STORED DATA:

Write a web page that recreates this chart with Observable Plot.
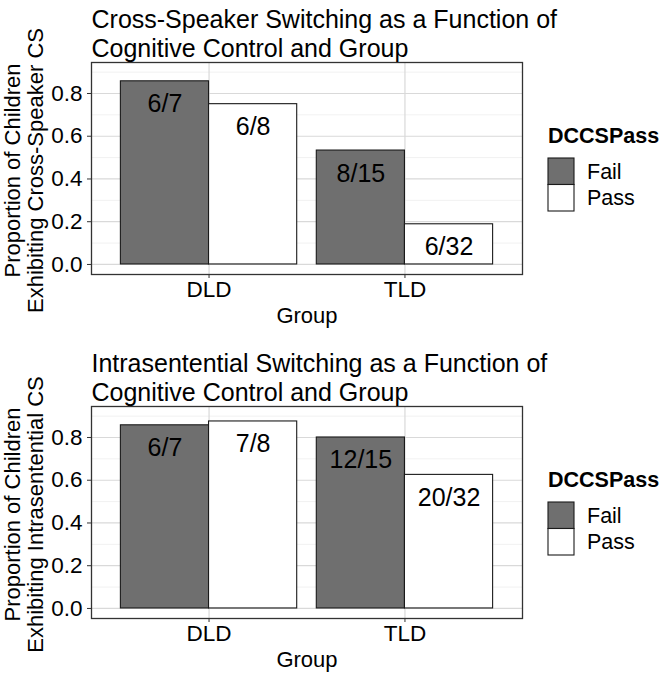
<!DOCTYPE html>
<html>
<head>
<meta charset="utf-8">
<script src="https://cdn.jsdelivr.net/npm/d3@7"></script>
<script src="https://cdn.jsdelivr.net/npm/@observablehq/plot@0.6"></script>
<style>
  html, body { margin: 0; padding: 0; background: #ffffff; }
  #chart svg { display: block; }
</style>
</head>
<body>
<div id="chart"></div>
<script>
// ---- data ----
const groups = ["DLD", "TLD"];
const passStatus = ["Fail", "Pass"];
const yTicks = [0.0, 0.2, 0.4, 0.6, 0.8];
const yMinorTicks = [0.1, 0.3, 0.5, 0.7, 0.9];

// order: DLD-Fail, DLD-Pass, TLD-Fail, TLD-Pass
const crossSpeakerValues = [0.857, 0.750, 0.533, 0.188];
const crossSpeakerLabels = ["6/7", "6/8", "8/15", "6/32"];
const intraValues = [0.857, 0.875, 0.800, 0.625];
const intraLabels = ["6/7", "7/8", "12/15", "20/32"];

const titles = [
  "Cross-Speaker Switching as a Function of\nCognitive Control and Group",
  "Intrasentential Switching as a Function of\nCognitive Control and Group"
];
const yLabels = [
  ["Proportion of Children", "Exhibiting Cross-Speaker CS"],
  ["Proportion of Children", "Exhibiting Intrasentential CS"]
];
const xLabel = "Group";
const legendTitle = "DCCSPass";

const FONT = "'Liberation Sans', Arial, Helvetica, sans-serif";
const fillColors = ["#6f6f6f", "#ffffff"];

function buildRows(values, labels) {
  const rows = [];
  groups.forEach((g, gi) => {
    passStatus.forEach((s, si) => {
      const k = gi * 2 + si;
      const center = gi + 1;
      const x1 = center - 0.45 + si * 0.45;
      rows.push({group: g, status: s, value: values[k], label: labels[k],
                 x1, x2: x1 + 0.45, xc: x1 + 0.225});
    });
  });
  return rows;
}

function panel(idx, values, labels, mt, mb) {
  const rows = buildRows(values, labels);
  const W = 664, H = 337;
  const plot = Plot.plot({
    width: W, height: H,
    marginLeft: 91, marginRight: 142, marginTop: mt, marginBottom: mb,
    style: {fontFamily: FONT, fontSize: "22px", color: "#000", background: "#fff", overflow: "visible"},
    x: {domain: [0.4, 2.6], axis: null},
    y: {domain: [-0.047, 0.945], axis: null},
    color: {domain: passStatus, range: fillColors},
    marks: [
      Plot.gridY(yMinorTicks, {stroke: "#ebebeb", strokeOpacity: 1, strokeWidth: 0.7}),
      Plot.gridY(yTicks, {stroke: "#d9d9d9", strokeOpacity: 1, strokeWidth: 1.2}),
      Plot.gridX([1, 2], {stroke: "#d9d9d9", strokeOpacity: 1, strokeWidth: 1.2}),
      Plot.rect(rows, {x1: "x1", x2: "x2", y1: 0, y2: "value", fill: "status",
                       stroke: "#1a1a1a", strokeWidth: 1.1}),
      Plot.text(rows, {x: "xc", y: "value", text: "label", dy: 23,
                       fontSize: 25, fill: "#000"}),
      Plot.frame({stroke: "#333333", strokeWidth: 1.3}),
      Plot.axisY(yTicks, {tickSize: 4, tickPadding: 5, tickFormat: d3.format(".1f"),
                          label: null, fontSize: 22.5, stroke: "#333", fill: "#000"}),
      Plot.axisX([1, 2], {tickSize: 4, tickPadding: 3, tickFormat: d => groups[d - 1],
                          label: null, fontSize: 22.5, stroke: "#333", fill: "#000"}),
      // x axis title
      Plot.text([xLabel], {frameAnchor: "bottom", dy: 48, text: d => d, fontSize: 22,
                           textAnchor: "middle", fill: "#000"}),
      // y axis titles (two lines)
      Plot.text([yLabels[idx][0]], {frameAnchor: "left", dx: -79, dy: 2, text: d => d, rotate: -90,
                                    textAnchor: "middle", fontSize: 22, fill: "#000"}),
      Plot.text([yLabels[idx][1]], {frameAnchor: "left", dx: -56, dy: 2, text: d => d, rotate: -90,
                                    textAnchor: "middle", fontSize: 22, fill: "#000"}),
      // plot title
      Plot.text([titles[idx]], {frameAnchor: "top-left", textAnchor: "start", lineAnchor: "bottom",
                                dy: -6, text: d => d, fontSize: 25, lineHeight: 1.13, fill: "#000"})
    ]
  });

  // legend (built from the plot's colour scale)
  const color = plot.scale("color");
  const svg = d3.select(plot);
  const cy = mt + (H - mt - mb) / 2;
  const lx = 548;
  const lg = svg.append("g").attr("font-family", FONT).attr("text-anchor", "start");
  lg.append("text").attr("x", lx).attr("y", cy - 25)
    .attr("font-size", 21.5).attr("font-weight", "bold").attr("fill", "#000").text(legendTitle);
  color.domain.forEach((s, i) => {
    const top = cy - 10 + i * 26.5;
    lg.append("rect").attr("x", lx).attr("y", top).attr("width", 26).attr("height", 26.5)
      .attr("fill", color.range[i]).attr("stroke", "#1a1a1a").attr("stroke-width", 1.1);
    lg.append("text").attr("x", lx + 39).attr("y", top + 13.25).attr("dy", "0.35em")
      .attr("font-size", 21.5).attr("fill", "#000").text(s);
  });
  return plot;
}

const root = document.getElementById("chart");
root.appendChild(panel(0, crossSpeakerValues, crossSpeakerLabels, 62, 63));
root.appendChild(panel(1, intraValues, intraLabels, 69, 56));
</script>
</body>
</html>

PROMPT: Show every line that contains the word "chart".

OUTPUT FOR THIS EXERCISE:
Write a web page that recreates this chart with Observable Plot.
  #chart svg { display: block; }
<div id="chart"></div>
const root = document.getElementById("chart");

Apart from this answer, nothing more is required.